**Task objective:** For every line in the records that has the word "this", make a copy.

**Entries supplied:**
- - - - -

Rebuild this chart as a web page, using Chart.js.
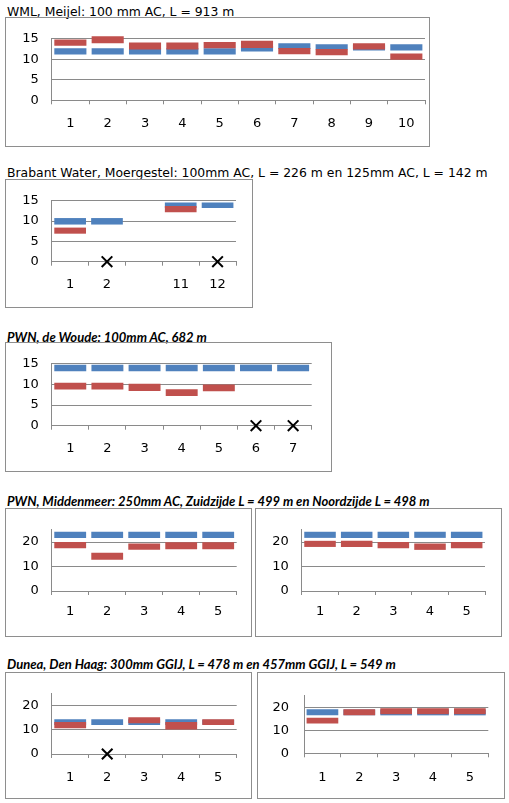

- - - - -

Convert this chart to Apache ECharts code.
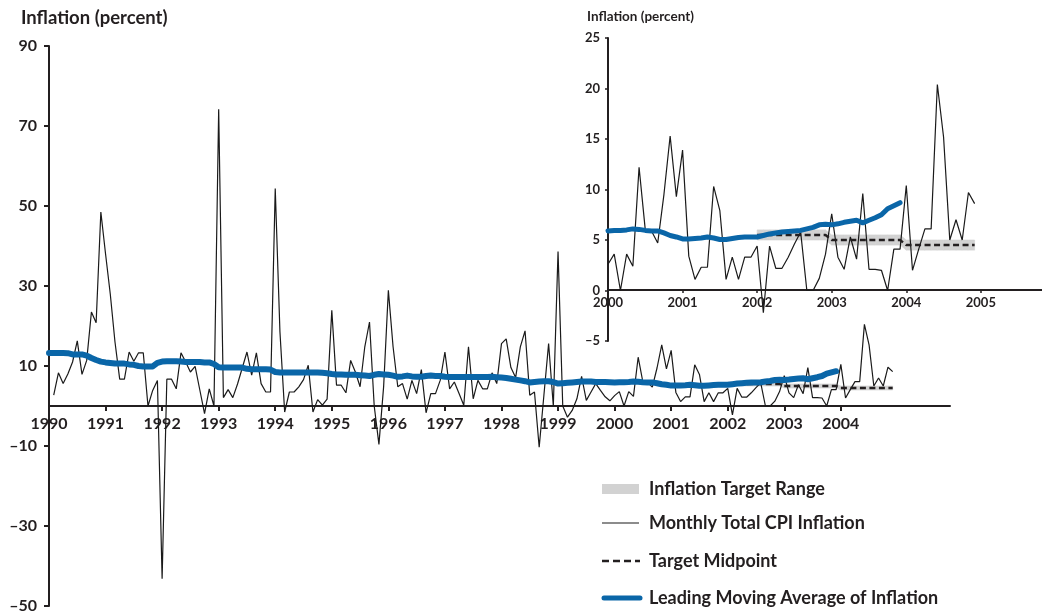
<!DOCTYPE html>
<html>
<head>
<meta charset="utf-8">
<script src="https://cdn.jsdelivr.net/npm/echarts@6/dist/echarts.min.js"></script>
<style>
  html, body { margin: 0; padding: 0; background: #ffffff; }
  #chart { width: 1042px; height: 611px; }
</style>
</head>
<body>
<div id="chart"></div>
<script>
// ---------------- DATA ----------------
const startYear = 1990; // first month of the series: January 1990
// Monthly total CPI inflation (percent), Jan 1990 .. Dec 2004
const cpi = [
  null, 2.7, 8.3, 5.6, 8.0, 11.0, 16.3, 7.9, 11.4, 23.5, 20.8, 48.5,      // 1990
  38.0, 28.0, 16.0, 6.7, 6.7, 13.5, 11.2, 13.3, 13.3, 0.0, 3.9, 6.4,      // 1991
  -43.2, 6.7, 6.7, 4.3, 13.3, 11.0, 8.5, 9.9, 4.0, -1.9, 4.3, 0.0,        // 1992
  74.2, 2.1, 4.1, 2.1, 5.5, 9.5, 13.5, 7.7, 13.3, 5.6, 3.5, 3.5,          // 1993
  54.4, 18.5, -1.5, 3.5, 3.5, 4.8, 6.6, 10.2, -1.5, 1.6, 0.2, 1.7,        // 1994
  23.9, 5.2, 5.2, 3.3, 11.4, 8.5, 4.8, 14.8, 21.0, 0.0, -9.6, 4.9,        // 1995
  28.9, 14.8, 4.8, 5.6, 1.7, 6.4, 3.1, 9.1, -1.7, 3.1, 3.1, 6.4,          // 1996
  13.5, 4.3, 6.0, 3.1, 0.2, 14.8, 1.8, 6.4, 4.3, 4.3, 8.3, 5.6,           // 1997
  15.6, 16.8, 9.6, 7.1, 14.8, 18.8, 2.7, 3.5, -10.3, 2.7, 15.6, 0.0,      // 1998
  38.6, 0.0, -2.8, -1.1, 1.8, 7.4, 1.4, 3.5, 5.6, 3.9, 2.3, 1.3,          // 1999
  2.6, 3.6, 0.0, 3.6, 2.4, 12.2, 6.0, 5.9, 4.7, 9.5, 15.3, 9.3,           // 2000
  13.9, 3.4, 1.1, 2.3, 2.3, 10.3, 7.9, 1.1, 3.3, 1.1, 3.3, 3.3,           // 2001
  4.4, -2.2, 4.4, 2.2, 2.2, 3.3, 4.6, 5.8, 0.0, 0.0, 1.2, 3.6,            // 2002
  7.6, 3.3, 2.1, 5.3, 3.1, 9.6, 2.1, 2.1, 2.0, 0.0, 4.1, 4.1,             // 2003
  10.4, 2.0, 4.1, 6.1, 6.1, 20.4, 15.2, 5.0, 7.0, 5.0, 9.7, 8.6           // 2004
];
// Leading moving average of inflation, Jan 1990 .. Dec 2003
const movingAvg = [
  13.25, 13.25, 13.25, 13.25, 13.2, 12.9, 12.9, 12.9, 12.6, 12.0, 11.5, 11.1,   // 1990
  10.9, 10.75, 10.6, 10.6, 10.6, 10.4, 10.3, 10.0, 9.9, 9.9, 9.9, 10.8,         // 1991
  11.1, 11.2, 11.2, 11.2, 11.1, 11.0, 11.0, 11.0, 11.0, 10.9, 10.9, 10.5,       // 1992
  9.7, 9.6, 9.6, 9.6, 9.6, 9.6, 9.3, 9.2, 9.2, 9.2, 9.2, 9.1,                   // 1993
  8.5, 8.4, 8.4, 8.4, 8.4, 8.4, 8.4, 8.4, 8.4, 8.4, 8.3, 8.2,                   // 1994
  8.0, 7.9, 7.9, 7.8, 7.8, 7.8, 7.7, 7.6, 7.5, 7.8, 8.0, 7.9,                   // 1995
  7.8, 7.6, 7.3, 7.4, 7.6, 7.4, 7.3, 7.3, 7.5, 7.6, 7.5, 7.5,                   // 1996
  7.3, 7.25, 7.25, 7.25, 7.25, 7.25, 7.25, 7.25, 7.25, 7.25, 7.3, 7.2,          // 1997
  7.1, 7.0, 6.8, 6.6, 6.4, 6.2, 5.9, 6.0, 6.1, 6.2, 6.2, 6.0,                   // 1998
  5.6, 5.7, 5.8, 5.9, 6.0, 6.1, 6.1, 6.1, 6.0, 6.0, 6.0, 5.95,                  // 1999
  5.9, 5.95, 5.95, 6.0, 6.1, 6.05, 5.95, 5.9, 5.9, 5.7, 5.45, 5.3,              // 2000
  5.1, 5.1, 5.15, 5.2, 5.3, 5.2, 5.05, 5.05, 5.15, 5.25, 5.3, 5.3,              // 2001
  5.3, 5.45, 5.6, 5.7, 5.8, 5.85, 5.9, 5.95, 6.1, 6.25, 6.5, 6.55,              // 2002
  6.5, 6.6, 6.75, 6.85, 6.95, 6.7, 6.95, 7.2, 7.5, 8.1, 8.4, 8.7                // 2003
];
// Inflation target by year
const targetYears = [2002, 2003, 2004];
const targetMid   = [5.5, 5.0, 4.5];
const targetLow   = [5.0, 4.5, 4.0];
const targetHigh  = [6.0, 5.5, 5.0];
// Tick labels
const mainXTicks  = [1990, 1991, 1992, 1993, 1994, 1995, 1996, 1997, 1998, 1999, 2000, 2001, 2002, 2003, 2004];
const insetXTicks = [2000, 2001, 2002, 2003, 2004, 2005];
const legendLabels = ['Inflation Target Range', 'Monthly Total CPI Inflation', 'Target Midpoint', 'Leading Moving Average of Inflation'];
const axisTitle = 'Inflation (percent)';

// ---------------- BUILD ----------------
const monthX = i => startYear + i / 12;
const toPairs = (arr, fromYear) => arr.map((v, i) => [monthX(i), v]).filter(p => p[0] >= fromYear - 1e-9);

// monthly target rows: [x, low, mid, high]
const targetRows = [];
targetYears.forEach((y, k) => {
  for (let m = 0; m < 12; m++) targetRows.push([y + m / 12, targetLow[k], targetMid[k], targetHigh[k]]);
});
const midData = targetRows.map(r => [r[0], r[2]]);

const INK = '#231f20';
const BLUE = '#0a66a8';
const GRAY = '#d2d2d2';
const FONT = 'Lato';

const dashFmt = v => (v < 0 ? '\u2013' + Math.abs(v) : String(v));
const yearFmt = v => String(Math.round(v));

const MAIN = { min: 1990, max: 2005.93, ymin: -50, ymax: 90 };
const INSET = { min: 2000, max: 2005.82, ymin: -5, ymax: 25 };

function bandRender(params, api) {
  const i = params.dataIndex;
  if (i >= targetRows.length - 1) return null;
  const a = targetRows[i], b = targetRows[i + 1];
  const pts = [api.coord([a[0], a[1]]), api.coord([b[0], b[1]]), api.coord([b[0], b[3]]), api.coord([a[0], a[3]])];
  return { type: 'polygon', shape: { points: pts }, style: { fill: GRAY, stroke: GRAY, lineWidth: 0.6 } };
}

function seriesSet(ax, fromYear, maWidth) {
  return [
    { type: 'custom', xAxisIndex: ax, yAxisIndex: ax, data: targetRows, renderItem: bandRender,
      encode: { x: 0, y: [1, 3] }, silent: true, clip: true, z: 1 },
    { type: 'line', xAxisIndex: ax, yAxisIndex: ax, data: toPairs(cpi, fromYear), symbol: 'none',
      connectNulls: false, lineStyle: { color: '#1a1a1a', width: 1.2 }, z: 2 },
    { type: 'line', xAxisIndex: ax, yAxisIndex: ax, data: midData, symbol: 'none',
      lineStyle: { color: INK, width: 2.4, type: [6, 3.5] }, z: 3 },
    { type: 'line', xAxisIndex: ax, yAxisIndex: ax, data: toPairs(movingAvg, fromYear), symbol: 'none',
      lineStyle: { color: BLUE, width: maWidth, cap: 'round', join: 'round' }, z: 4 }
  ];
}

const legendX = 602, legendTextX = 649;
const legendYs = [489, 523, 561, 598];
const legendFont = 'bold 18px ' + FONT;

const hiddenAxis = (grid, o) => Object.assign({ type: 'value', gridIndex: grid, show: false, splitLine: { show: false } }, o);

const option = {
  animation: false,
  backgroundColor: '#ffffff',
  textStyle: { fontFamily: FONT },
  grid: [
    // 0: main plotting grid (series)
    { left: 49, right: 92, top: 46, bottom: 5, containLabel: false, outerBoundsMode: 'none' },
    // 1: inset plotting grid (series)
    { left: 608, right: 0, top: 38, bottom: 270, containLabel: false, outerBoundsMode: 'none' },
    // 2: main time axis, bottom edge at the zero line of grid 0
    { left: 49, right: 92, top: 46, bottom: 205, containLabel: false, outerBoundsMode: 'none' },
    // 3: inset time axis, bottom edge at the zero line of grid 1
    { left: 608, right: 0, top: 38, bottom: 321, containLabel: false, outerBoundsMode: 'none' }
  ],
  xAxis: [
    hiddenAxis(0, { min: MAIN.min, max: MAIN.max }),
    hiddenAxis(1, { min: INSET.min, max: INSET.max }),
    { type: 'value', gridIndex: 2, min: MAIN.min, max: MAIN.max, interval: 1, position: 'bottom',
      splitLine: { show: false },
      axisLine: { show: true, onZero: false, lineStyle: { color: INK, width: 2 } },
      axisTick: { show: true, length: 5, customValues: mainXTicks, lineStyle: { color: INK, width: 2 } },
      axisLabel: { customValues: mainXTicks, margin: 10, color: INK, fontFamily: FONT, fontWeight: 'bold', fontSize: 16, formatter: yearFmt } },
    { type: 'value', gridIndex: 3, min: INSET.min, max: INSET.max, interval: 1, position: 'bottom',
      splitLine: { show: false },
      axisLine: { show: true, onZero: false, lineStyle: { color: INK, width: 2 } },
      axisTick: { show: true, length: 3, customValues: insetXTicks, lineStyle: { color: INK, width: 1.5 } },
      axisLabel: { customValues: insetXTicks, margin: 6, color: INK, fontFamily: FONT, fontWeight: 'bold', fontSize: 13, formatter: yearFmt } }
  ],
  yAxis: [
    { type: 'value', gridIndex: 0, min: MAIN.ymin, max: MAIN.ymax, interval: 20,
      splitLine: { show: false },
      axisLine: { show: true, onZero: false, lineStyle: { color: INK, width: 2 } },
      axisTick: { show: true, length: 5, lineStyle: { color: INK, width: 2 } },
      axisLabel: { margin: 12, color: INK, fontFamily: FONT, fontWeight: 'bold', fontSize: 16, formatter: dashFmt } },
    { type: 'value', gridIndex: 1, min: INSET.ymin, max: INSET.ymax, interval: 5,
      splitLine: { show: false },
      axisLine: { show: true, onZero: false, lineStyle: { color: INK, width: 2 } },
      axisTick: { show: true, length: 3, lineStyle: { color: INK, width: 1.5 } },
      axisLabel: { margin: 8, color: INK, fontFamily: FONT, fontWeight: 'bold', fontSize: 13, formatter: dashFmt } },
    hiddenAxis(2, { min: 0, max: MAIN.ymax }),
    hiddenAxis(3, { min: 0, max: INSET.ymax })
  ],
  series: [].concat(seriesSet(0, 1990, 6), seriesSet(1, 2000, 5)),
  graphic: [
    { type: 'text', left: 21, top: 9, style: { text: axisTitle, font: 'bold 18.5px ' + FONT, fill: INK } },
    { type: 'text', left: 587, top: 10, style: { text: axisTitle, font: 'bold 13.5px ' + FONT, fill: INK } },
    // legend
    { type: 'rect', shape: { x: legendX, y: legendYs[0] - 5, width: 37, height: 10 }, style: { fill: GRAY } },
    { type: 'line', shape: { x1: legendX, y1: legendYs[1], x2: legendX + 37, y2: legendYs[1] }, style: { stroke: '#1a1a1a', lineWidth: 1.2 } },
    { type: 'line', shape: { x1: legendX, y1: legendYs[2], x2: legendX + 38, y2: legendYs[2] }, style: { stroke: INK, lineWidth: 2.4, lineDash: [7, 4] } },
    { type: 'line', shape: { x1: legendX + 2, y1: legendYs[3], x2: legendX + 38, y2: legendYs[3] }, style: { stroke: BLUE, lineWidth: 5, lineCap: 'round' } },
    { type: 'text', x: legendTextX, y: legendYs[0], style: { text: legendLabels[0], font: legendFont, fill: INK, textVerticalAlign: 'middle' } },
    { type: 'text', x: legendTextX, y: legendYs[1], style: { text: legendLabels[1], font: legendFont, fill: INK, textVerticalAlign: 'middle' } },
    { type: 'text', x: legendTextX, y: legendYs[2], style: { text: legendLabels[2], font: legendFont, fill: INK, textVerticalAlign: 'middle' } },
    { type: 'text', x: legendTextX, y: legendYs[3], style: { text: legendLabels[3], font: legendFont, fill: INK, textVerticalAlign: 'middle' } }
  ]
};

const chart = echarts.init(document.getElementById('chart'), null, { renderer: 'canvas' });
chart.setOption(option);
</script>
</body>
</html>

- - - - -

**Reply to the exercise:**
Rebuild this chart as a web page, using Chart.js.
Convert this chart to Apache ECharts code.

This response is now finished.